Q: In terms of on the court, how do you view the start of your 2017 season?
A: Reaching my second-ever third round at a (grand) slam was definitely the way I wanted to start the year. I’m really happy to start on a positive note and gives me a lot to build on. Playing Serena on Laver was overwhelming; I tried to go into it playing my game and not worried about the outcome; the worst scenario would’ve been losing 6-0, 6-0, and that wouldn’t have been the first time Serena’s done that to an opponent. I tried to soak up the environment and gave myself a lot to build on, and I’ll feel differently the next time I step onto Laver.
Q: What did you learn from that match against Serena?
A: I learned a lot about how to frame matches like that. In the past, I got stage fright and had not played well. I learned about what going into a match with nothing to lose will do for me going forward in my career. When I take on another player on center court, I want to make it really competitive. I feel like I belong there, it’s a matter of getting the reps in.
Q: In the second round at the Australian Open, you took on another former college tennis star, Irina Falconi. What was experience like?
A: First of all, it was awesome to have three former college tennis players in the second round. Jennifer Brady got to the fourth round and it really is a reflection on how well college tennis develops players. In terms of the Falconi match, it’s always stressful going up against a fellow American. I really committed to playing from the beginning of the match to the end and that’s what pushed me past the finish line. She’s a great player and ambassador for the sport. We’re good friends off the court, so it was cool to play a college tennis match in a great environment.

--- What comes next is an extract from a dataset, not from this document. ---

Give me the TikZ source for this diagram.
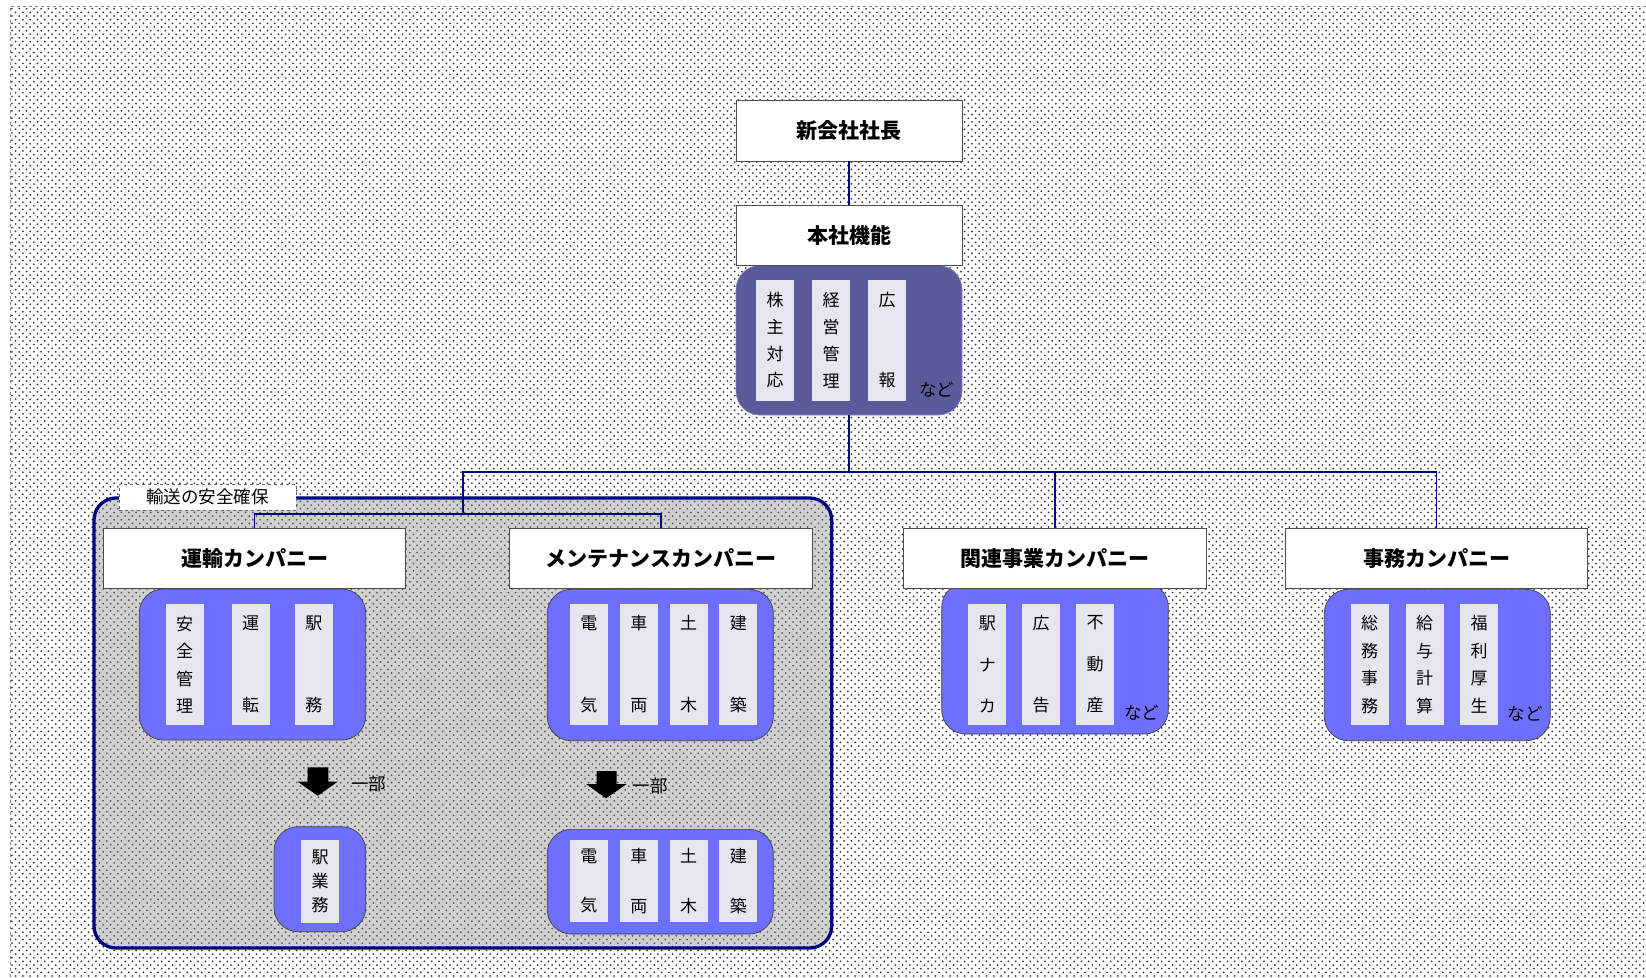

Q: How did attending Stanford prepare you for life on the pro tour?
A: College helped me develop into a balanced person. The tour is not just tennis; you have to a CEO, self-marketer, a good business person, make public appearances and work with sponsors. The idea of athletics as a full-time profession is lost on people; they think you just go out and play your sport. Having a near-Economics degree from Stanford has been so valuable to me. In terms of playing tennis at Stanford, it enabled me to work on my social skills and being a part of a team transformed me into a well-rounded person.